The longitudinal extension of the small FAC sheets on the dayside was found to be comparable to the latitudinal width, but 4 times larger than the latitudinal width on the nightside.
- line 91, “erose” should be “arose”.
- lines 134-136, What are the assumptions here? Would this technique only work at high latitude, e.g., in the auroral oval? If so, please state.
- lines 147-148, do the authors mean FAC intensity (unit = A/m) or density (unit = A/m^2)? FAC density is usually obtained by dividing FAC intensity by the width of the FAC (see for example, Ohtani et al., JGR, 2005).
- line 184, should FAC density be closer to 15 microA/m^2 (100/7.5) rather than 10 microA/m^2?
- line 240, “base” should be “basis”
- Figures 3-5 (and other figures), rather than displaying the six period ranges in sec, would it be more useful and practical to display them in spatial scale, i.e., km?

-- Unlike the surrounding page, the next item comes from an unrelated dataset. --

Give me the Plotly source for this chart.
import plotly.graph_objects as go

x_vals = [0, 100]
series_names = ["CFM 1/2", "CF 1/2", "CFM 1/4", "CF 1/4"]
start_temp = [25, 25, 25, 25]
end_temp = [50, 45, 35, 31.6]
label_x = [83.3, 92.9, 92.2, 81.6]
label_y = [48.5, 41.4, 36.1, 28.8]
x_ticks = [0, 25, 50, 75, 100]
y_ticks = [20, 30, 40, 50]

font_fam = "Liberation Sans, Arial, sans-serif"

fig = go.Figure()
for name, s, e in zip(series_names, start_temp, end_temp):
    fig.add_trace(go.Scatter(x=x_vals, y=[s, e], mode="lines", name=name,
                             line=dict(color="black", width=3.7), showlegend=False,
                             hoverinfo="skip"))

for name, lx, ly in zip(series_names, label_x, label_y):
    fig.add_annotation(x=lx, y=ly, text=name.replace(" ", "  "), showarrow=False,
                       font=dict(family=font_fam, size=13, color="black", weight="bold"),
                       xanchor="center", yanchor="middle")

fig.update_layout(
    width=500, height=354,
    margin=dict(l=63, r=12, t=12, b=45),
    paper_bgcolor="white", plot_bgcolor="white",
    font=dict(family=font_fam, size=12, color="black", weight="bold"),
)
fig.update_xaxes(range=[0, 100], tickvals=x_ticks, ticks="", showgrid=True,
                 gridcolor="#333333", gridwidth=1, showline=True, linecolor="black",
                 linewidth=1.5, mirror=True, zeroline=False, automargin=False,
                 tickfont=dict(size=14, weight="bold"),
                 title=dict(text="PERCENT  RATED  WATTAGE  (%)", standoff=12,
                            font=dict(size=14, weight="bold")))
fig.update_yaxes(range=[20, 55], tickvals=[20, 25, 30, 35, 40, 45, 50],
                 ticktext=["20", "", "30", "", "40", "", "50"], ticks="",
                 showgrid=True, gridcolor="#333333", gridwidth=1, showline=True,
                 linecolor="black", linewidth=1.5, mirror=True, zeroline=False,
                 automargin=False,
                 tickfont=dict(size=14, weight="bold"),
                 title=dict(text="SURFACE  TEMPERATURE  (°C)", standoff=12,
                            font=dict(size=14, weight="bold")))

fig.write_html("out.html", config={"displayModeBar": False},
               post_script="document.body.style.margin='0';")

Most readers would care more about the spatial scale of FAC structures rather than delta t.
- lines 279-280, how do the authors remove the local time and seasonal effects?
- lines 282-283, “larger ratios of stable FACS are obtained in the afternoon sector”. Perhaps, something is missed. Where can we see this in Figure 5? Figure 5 shows that afternoon sector has lower ratios.
- lines 310-311, would 10-20 km is more precise for “1-3 s periods “than “10 km”?
- lines 313-319, In Figure 5 there are local time variations as well as temporal (UT) variations. The authors would like to attribute the minimum FAC ratios to 4 Nov 2021 storm. However, the minimum is located in the afternoon sector or morning sectors. Is there an ambiguity in local time vs. UT (storm) effect?
- line 502 and elsewhere in the manuscript, the terms “selected” and “deselected” are a bit confusing. What do the authors mean by “deselected” and “selected”. Can these terms be described more clearly?
- line 538, “cause” should be “caused”
- Figure 8, what causes the gap near the top right? Is it the result of the constraint on the selected periods? Please explain.
- Section 6. The manuscript provides many statistical results, which, at times, are hard to keep track. It would be nice if the authors can provide a table, which can summarize the various properties of the FAC structures.